Stored items from a collection:
↓↓↓
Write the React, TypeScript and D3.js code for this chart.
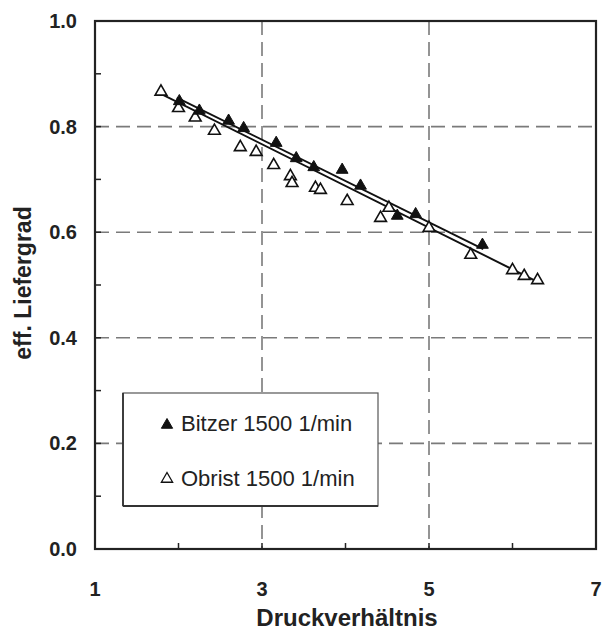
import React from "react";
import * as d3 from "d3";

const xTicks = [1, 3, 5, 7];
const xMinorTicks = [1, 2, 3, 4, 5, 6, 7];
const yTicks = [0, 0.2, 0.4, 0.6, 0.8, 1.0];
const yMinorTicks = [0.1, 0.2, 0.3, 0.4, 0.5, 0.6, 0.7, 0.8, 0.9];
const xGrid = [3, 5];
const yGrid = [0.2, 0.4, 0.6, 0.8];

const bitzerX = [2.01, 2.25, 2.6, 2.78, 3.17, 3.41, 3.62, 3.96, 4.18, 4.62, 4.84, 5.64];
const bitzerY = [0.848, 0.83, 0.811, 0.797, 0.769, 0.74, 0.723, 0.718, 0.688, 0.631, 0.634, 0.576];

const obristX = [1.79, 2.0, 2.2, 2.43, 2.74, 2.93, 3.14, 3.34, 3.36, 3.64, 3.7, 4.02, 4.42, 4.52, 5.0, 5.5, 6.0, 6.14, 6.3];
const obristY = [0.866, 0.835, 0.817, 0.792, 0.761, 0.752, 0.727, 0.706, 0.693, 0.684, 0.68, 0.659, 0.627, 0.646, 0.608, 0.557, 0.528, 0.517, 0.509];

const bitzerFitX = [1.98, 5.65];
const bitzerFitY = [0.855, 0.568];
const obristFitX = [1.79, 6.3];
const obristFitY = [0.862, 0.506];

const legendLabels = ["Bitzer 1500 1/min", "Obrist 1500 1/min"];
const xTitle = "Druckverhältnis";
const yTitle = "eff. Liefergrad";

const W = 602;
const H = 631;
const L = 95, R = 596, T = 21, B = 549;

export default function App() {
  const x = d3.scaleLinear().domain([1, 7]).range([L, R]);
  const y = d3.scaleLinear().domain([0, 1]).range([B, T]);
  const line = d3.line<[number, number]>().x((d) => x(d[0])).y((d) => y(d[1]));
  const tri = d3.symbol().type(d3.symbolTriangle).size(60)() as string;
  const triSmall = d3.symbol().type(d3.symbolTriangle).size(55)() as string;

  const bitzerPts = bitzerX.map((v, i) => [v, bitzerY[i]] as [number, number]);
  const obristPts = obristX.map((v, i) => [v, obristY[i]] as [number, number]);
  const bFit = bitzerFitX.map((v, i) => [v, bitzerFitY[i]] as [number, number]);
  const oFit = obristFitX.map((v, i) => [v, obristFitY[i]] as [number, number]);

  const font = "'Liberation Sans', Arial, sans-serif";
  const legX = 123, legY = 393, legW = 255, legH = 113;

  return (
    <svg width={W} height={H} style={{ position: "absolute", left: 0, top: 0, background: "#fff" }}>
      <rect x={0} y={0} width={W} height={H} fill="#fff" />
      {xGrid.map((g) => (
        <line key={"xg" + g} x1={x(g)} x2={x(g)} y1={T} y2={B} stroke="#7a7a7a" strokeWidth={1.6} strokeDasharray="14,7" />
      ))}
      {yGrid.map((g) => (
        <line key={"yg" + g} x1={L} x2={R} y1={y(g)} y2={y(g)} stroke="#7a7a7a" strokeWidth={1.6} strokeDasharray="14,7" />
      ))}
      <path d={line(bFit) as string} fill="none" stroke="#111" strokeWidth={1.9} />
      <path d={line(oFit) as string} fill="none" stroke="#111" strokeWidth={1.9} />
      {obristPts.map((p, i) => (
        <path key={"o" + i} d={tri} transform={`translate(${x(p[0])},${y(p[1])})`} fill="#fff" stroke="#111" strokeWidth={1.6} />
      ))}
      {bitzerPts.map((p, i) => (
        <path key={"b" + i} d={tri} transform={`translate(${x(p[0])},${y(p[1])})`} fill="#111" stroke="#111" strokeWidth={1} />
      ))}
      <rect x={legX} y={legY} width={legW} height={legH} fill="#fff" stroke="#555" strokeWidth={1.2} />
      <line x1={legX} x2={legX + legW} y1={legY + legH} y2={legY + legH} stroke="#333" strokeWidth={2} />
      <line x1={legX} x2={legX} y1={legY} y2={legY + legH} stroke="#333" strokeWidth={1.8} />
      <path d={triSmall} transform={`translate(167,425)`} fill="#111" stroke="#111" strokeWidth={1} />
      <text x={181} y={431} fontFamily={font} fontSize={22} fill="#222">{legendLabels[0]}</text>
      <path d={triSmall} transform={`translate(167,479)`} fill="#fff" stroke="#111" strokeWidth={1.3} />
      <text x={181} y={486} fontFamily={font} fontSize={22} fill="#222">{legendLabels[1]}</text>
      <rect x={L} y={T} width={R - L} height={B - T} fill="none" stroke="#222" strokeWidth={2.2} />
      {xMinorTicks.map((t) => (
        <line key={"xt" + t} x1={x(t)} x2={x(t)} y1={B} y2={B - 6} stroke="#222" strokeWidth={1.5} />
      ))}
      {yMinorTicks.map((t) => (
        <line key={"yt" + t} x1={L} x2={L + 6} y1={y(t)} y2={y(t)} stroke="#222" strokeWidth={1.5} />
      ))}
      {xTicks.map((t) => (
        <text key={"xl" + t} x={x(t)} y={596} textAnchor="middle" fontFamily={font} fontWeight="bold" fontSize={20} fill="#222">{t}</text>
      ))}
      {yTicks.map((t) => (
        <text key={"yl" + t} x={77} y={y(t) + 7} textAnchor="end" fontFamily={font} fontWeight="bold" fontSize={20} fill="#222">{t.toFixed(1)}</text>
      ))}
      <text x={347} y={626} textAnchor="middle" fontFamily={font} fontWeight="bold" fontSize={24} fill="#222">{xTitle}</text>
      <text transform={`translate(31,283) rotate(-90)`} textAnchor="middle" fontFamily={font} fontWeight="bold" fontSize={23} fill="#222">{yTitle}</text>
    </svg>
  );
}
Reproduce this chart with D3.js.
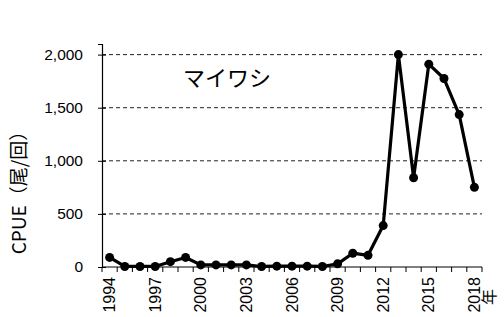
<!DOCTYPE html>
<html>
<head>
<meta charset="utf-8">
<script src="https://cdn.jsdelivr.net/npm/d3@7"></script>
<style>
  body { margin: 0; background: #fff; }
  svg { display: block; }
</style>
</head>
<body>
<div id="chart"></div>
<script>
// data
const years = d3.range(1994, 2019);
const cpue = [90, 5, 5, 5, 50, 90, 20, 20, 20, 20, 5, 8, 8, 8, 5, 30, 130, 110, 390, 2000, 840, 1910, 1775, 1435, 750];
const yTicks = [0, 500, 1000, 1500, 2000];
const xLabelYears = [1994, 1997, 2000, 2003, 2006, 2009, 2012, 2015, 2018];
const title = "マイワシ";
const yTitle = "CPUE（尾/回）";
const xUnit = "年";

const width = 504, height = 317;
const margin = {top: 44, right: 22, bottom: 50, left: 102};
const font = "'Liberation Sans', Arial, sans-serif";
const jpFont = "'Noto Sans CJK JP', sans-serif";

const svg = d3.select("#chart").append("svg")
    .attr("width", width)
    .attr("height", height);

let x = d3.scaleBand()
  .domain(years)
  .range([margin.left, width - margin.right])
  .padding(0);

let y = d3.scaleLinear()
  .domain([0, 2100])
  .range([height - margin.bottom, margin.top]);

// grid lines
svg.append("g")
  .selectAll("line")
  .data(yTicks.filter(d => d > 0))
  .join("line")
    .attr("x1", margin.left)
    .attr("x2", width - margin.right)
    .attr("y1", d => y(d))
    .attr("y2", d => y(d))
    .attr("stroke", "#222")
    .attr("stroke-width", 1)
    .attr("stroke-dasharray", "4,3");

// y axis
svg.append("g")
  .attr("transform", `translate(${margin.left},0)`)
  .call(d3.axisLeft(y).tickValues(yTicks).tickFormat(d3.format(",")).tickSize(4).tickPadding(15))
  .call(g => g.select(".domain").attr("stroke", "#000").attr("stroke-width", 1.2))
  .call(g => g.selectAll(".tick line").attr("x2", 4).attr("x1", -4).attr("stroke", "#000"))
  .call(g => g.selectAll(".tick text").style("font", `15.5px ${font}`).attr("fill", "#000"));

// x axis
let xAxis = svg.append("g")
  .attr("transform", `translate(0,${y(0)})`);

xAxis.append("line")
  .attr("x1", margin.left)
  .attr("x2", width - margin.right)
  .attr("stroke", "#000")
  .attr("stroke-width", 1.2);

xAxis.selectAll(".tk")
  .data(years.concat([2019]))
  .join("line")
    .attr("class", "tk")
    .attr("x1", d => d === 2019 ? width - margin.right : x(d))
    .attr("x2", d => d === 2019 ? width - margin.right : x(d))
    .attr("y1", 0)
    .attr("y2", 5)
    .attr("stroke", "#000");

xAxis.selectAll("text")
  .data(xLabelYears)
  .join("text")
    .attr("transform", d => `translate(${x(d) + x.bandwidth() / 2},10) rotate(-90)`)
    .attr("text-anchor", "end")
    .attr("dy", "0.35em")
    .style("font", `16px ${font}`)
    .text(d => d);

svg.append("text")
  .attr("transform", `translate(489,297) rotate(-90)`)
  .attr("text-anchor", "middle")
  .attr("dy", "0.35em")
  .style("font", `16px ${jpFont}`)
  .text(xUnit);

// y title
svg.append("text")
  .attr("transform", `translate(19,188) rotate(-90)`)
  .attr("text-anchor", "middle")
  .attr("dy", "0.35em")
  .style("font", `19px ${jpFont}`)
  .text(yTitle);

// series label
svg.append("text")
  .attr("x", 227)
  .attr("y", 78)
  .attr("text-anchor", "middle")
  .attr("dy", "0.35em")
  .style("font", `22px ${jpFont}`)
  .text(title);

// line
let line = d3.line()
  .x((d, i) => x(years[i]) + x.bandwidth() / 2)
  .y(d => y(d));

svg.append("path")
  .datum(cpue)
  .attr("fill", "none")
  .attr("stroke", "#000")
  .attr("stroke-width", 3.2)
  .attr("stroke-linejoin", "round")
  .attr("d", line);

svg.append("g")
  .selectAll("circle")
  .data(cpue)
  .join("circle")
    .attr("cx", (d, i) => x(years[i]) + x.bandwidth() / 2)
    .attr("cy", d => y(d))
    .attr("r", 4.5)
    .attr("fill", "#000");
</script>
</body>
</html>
↑↑↑
## Objective
Everything from the first line of the entries through the line that contains "const yGrid = [0.2, 0.4, 0.6, 0.8];" is to be reproduced exactly, except the pictures.

## Expected output
Write the React, TypeScript and D3.js code for this chart.
import React from "react";
import * as d3 from "d3";

const xTicks = [1, 3, 5, 7];
const xMinorTicks = [1, 2, 3, 4, 5, 6, 7];
const yTicks = [0, 0.2, 0.4, 0.6, 0.8, 1.0];
const yMinorTicks = [0.1, 0.2, 0.3, 0.4, 0.5, 0.6, 0.7, 0.8, 0.9];
const xGrid = [3, 5];
const yGrid = [0.2, 0.4, 0.6, 0.8];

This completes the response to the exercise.